The Royal Air Force will be used to bring coronavirus vaccines to the UK "if necessary", the Defence Secretary has said.
Speaking at a COVID-19 testing site in Liverpool, where a mass pilot involving the British military has been taking place, Ben Wallace said the military could play a part in the distribution of vaccines, which could be available before Christmas.
"If necessary, the Armed Forces and RAF will be involved in bringing vaccines to the country," Mr Wallace said.
NHS workers are expected to administer the vaccines but military personnel are likely to have a role in the distribution, Mr Wallace added.
His words follow the health secretary saying last week that the Armed Forces and NHS are on standby to roll out a COVID-19 vaccine from the beginning of December.
"Certainly the military will have a role in the rollout of the vaccine," Mr Wallace said.
"What exactly they're going to be doing in that is what we've been working on for the last few weeks and months.
"I should think the army will be involved in the logistics.
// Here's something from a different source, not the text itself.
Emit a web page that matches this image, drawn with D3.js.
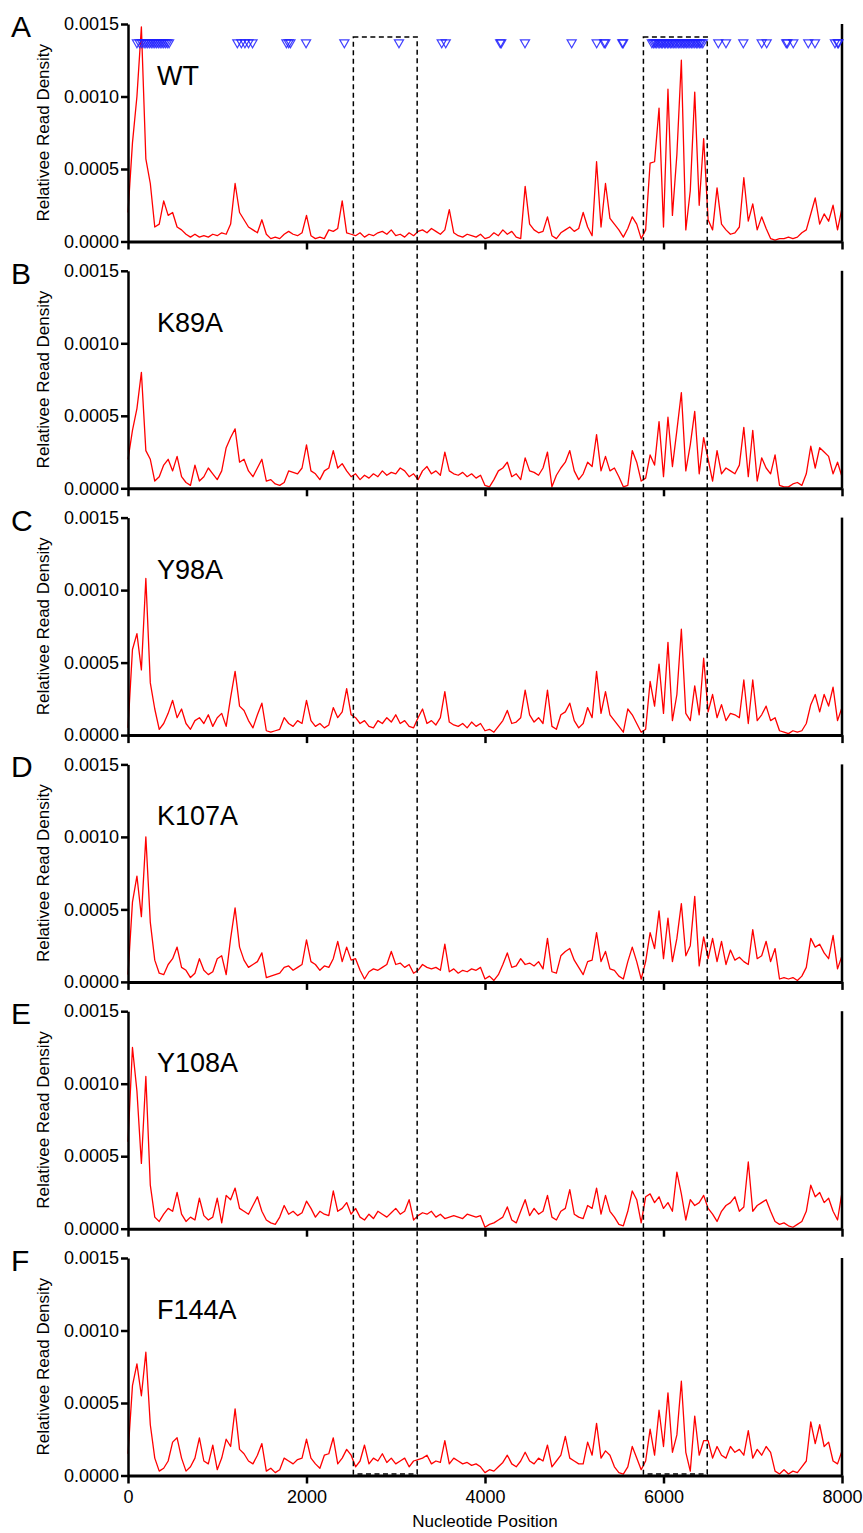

"I should think the army will be involved in some of the planning and the command and control which goes on behind the scenes for all these events, because I think that is the key."
The Defence Secretary also confirmed that soldiers are training care home staff in Liverpool to carry out coronavirus tests.
Personnel have been asked to stay in the city until December - an extension of their original two-week deployment.
Meanwhile, new data suggests a vaccine from US firm Moderna may be 94.5% effective against COVID-19.
Last week, Pfizer/BioNTech released interim study data suggesting their vaccine is more than 90% effective.